[To be done]
Can you print the data exactly and leave out each image?

--- START Collected material ---

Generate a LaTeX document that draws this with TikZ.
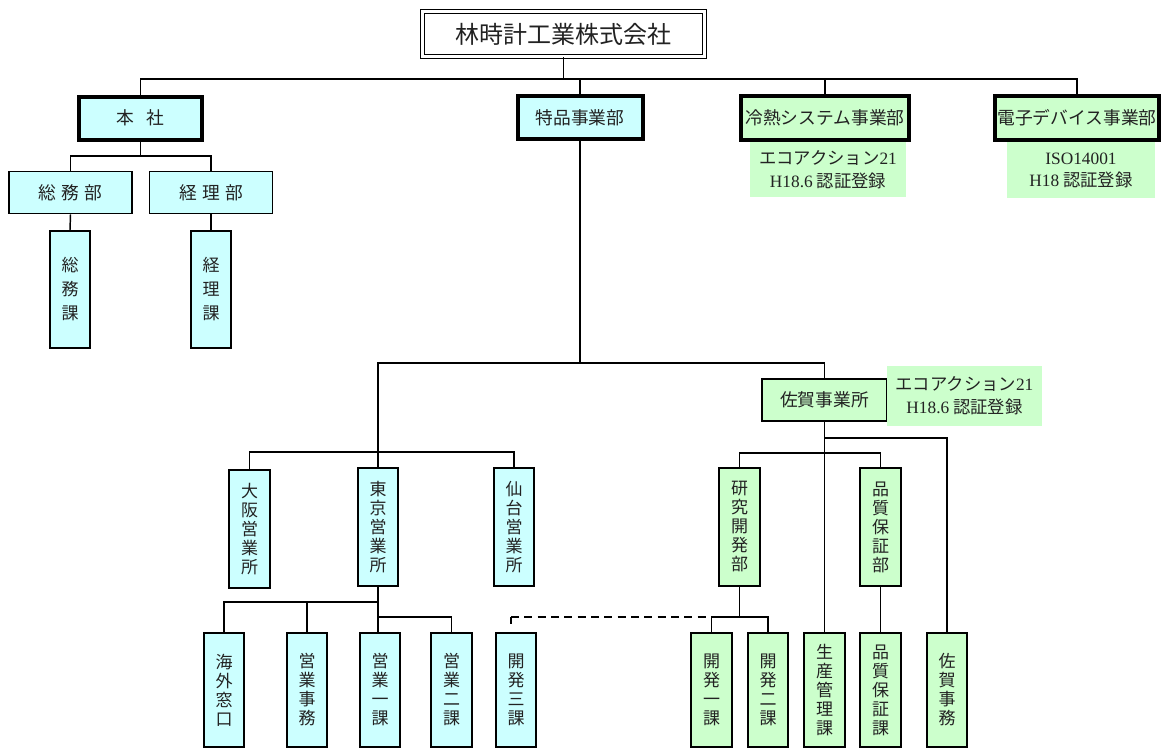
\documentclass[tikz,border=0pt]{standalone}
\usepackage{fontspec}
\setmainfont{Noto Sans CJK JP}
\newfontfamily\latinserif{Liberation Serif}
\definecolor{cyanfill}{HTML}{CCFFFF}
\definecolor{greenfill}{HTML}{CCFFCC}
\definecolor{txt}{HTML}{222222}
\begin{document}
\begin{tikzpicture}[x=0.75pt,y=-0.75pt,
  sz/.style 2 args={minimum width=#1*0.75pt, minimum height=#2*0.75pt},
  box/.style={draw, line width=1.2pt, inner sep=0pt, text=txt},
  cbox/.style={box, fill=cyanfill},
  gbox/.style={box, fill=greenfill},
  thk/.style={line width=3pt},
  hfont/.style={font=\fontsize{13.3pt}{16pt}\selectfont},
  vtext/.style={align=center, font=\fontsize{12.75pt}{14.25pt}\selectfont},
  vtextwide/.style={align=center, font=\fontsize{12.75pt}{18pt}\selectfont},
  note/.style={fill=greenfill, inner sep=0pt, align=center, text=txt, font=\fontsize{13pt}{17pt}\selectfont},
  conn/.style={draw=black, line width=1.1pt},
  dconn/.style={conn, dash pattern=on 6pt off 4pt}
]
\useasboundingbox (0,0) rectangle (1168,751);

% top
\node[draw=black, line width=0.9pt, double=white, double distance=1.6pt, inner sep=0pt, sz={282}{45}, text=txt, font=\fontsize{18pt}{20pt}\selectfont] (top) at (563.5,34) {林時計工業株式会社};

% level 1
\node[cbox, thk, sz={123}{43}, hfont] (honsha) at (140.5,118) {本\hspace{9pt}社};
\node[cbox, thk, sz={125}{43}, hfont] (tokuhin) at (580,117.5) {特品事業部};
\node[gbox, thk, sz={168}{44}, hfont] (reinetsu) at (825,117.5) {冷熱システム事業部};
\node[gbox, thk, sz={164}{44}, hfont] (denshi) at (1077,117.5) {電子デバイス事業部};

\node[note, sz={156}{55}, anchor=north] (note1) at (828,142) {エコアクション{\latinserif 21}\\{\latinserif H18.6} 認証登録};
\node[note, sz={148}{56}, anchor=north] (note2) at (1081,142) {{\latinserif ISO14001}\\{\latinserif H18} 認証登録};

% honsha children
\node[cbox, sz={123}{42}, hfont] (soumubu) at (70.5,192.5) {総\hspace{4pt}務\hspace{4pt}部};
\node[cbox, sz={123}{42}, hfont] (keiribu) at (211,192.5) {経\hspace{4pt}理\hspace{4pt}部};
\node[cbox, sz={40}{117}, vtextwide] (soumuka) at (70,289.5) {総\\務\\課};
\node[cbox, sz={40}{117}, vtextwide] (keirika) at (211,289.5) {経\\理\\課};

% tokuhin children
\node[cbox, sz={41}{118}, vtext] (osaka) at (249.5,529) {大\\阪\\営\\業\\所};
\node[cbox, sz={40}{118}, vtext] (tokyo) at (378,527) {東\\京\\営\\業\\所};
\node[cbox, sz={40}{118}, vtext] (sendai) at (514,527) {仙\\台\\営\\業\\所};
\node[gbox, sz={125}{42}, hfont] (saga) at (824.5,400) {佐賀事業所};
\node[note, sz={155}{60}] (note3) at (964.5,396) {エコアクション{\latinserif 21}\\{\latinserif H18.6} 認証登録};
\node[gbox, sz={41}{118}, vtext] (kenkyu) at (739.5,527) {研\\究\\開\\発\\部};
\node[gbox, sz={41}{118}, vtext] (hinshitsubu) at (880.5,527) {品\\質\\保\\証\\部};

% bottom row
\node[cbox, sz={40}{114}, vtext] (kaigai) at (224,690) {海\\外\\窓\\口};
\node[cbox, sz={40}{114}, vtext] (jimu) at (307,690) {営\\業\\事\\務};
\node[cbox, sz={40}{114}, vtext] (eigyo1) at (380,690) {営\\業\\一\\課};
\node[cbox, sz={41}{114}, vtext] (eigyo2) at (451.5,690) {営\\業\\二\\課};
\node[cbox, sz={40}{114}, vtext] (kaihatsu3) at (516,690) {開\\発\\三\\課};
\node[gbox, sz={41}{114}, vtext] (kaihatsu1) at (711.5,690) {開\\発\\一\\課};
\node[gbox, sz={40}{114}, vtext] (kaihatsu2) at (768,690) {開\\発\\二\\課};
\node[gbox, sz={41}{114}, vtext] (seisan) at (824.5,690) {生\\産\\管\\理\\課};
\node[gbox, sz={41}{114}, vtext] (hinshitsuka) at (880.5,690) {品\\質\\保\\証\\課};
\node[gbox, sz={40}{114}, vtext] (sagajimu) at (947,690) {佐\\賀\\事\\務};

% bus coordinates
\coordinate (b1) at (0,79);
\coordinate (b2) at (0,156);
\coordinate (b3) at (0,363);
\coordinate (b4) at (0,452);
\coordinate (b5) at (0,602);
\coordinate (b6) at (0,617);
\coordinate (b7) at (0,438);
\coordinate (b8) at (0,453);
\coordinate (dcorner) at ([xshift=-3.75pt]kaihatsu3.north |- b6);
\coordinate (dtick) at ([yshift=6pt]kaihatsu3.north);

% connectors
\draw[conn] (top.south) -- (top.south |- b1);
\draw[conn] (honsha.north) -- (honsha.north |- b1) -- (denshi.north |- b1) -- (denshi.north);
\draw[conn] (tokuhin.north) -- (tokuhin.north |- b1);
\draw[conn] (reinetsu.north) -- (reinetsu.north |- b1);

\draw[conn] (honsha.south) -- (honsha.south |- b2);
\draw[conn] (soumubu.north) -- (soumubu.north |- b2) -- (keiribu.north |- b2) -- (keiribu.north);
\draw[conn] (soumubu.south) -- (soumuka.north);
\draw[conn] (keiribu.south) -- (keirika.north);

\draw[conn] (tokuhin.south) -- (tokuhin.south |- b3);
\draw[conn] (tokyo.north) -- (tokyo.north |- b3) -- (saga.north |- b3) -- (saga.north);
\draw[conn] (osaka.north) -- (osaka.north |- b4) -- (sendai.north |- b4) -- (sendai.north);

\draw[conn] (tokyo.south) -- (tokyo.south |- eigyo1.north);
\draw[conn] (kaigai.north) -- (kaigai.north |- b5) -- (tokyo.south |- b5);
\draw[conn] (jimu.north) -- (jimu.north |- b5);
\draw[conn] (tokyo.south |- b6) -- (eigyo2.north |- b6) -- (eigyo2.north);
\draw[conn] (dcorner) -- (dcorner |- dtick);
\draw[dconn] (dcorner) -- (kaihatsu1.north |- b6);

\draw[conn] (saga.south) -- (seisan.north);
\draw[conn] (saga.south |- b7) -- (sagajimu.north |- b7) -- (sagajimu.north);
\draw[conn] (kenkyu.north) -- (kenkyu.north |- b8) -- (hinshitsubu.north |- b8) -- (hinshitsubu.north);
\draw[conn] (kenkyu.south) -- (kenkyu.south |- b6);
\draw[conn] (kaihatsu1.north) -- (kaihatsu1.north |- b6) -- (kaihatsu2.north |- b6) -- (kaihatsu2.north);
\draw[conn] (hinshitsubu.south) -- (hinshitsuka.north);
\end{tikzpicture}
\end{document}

--- END Collected material ---

[Expected answer]
Generate a LaTeX document that draws this with TikZ.
\documentclass[tikz,border=0pt]{standalone}
\usepackage{fontspec}
\setmainfont{Noto Sans CJK JP}
\newfontfamily\latinserif{Liberation Serif}
\definecolor{cyanfill}{HTML}{CCFFFF}
\definecolor{greenfill}{HTML}{CCFFCC}
\definecolor{txt}{HTML}{222222}
\begin{document}
\begin{tikzpicture}[x=0.75pt,y=-0.75pt,
  sz/.style 2 args={minimum width=#1*0.75pt, minimum height=#2*0.75pt},
  box/.style={draw, line width=1.2pt, inner sep=0pt, text=txt},
  cbox/.style={box, fill=cyanfill},
  gbox/.style={box, fill=greenfill},
  thk/.style={line width=3pt},
  hfont/.style={font=\fontsize{13.3pt}{16pt}\selectfont},
  vtext/.style={align=center, font=\fontsize{12.75pt}{14.25pt}\selectfont},
  vtextwide/.style={align=center, font=\fontsize{12.75pt}{18pt}\selectfont},
  note/.style={fill=greenfill, inner sep=0pt, align=center, text=txt, font=\fontsize{13pt}{17pt}\selectfont},
  conn/.style={draw=black, line width=1.1pt},
  dconn/.style={conn, dash pattern=on 6pt off 4pt}
]
\useasboundingbox (0,0) rectangle (1168,751);

% top
\node[draw=black, line width=0.9pt, double=white, double distance=1.6pt, inner sep=0pt, sz={282}{45}, text=txt, font=\fontsize{18pt}{20pt}\selectfont] (top) at (563.5,34) {林時計工業株式会社};

% level 1
\node[cbox, thk, sz={123}{43}, hfont] (honsha) at (140.5,118) {本\hspace{9pt}社};
\node[cbox, thk, sz={125}{43}, hfont] (tokuhin) at (580,117.5) {特品事業部};
\node[gbox, thk, sz={168}{44}, hfont] (reinetsu) at (825,117.5) {冷熱システム事業部};
\node[gbox, thk, sz={164}{44}, hfont] (denshi) at (1077,117.5) {電子デバイス事業部};

\node[note, sz={156}{55}, anchor=north] (note1) at (828,142) {エコアクション{\latinserif 21}\\{\latinserif H18.6} 認証登録};
\node[note, sz={148}{56}, anchor=north] (note2) at (1081,142) {{\latinserif ISO14001}\\{\latinserif H18} 認証登録};

% honsha children
\node[cbox, sz={123}{42}, hfont] (soumubu) at (70.5,192.5) {総\hspace{4pt}務\hspace{4pt}部};
\node[cbox, sz={123}{42}, hfont] (keiribu) at (211,192.5) {経\hspace{4pt}理\hspace{4pt}部};
\node[cbox, sz={40}{117}, vtextwide] (soumuka) at (70,289.5) {総\\務\\課};
\node[cbox, sz={40}{117}, vtextwide] (keirika) at (211,289.5) {経\\理\\課};

% tokuhin children
\node[cbox, sz={41}{118}, vtext] (osaka) at (249.5,529) {大\\阪\\営\\業\\所};
\node[cbox, sz={40}{118}, vtext] (tokyo) at (378,527) {東\\京\\営\\業\\所};
\node[cbox, sz={40}{118}, vtext] (sendai) at (514,527) {仙\\台\\営\\業\\所};
\node[gbox, sz={125}{42}, hfont] (saga) at (824.5,400) {佐賀事業所};
\node[note, sz={155}{60}] (note3) at (964.5,396) {エコアクション{\latinserif 21}\\{\latinserif H18.6} 認証登録};
\node[gbox, sz={41}{118}, vtext] (kenkyu) at (739.5,527) {研\\究\\開\\発\\部};
\node[gbox, sz={41}{118}, vtext] (hinshitsubu) at (880.5,527) {品\\質\\保\\証\\部};

% bottom row
\node[cbox, sz={40}{114}, vtext] (kaigai) at (224,690) {海\\外\\窓\\口};
\node[cbox, sz={40}{114}, vtext] (jimu) at (307,690) {営\\業\\事\\務};
\node[cbox, sz={40}{114}, vtext] (eigyo1) at (380,690) {営\\業\\一\\課};
\node[cbox, sz={41}{114}, vtext] (eigyo2) at (451.5,690) {営\\業\\二\\課};
\node[cbox, sz={40}{114}, vtext] (kaihatsu3) at (516,690) {開\\発\\三\\課};
\node[gbox, sz={41}{114}, vtext] (kaihatsu1) at (711.5,690) {開\\発\\一\\課};
\node[gbox, sz={40}{114}, vtext] (kaihatsu2) at (768,690) {開\\発\\二\\課};
\node[gbox, sz={41}{114}, vtext] (seisan) at (824.5,690) {生\\産\\管\\理\\課};
\node[gbox, sz={41}{114}, vtext] (hinshitsuka) at (880.5,690) {品\\質\\保\\証\\課};
\node[gbox, sz={40}{114}, vtext] (sagajimu) at (947,690) {佐\\賀\\事\\務};

% bus coordinates
\coordinate (b1) at (0,79);
\coordinate (b2) at (0,156);
\coordinate (b3) at (0,363);
\coordinate (b4) at (0,452);
\coordinate (b5) at (0,602);
\coordinate (b6) at (0,617);
\coordinate (b7) at (0,438);
\coordinate (b8) at (0,453);
\coordinate (dcorner) at ([xshift=-3.75pt]kaihatsu3.north |- b6);
\coordinate (dtick) at ([yshift=6pt]kaihatsu3.north);

% connectors
\draw[conn] (top.south) -- (top.south |- b1);
\draw[conn] (honsha.north) -- (honsha.north |- b1) -- (denshi.north |- b1) -- (denshi.north);
\draw[conn] (tokuhin.north) -- (tokuhin.north |- b1);
\draw[conn] (reinetsu.north) -- (reinetsu.north |- b1);

\draw[conn] (honsha.south) -- (honsha.south |- b2);
\draw[conn] (soumubu.north) -- (soumubu.north |- b2) -- (keiribu.north |- b2) -- (keiribu.north);
\draw[conn] (soumubu.south) -- (soumuka.north);
\draw[conn] (keiribu.south) -- (keirika.north);

\draw[conn] (tokuhin.south) -- (tokuhin.south |- b3);
\draw[conn] (tokyo.north) -- (tokyo.north |- b3) -- (saga.north |- b3) -- (saga.north);
\draw[conn] (osaka.north) -- (osaka.north |- b4) -- (sendai.north |- b4) -- (sendai.north);

\draw[conn] (tokyo.south) -- (tokyo.south |- eigyo1.north);
\draw[conn] (kaigai.north) -- (kaigai.north |- b5) -- (tokyo.south |- b5);
\draw[conn] (jimu.north) -- (jimu.north |- b5);
\draw[conn] (tokyo.south |- b6) -- (eigyo2.north |- b6) -- (eigyo2.north);
\draw[conn] (dcorner) -- (dcorner |- dtick);
\draw[dconn] (dcorner) -- (kaihatsu1.north |- b6);

\draw[conn] (saga.south) -- (seisan.north);
\draw[conn] (saga.south |- b7) -- (sagajimu.north |- b7) -- (sagajimu.north);
\draw[conn] (kenkyu.north) -- (kenkyu.north |- b8) -- (hinshitsubu.north |- b8) -- (hinshitsubu.north);
\draw[conn] (kenkyu.south) -- (kenkyu.south |- b6);
\draw[conn] (kaihatsu1.north) -- (kaihatsu1.north |- b6) -- (kaihatsu2.north |- b6) -- (kaihatsu2.north);
\draw[conn] (hinshitsubu.south) -- (hinshitsuka.north);
\end{tikzpicture}
\end{document}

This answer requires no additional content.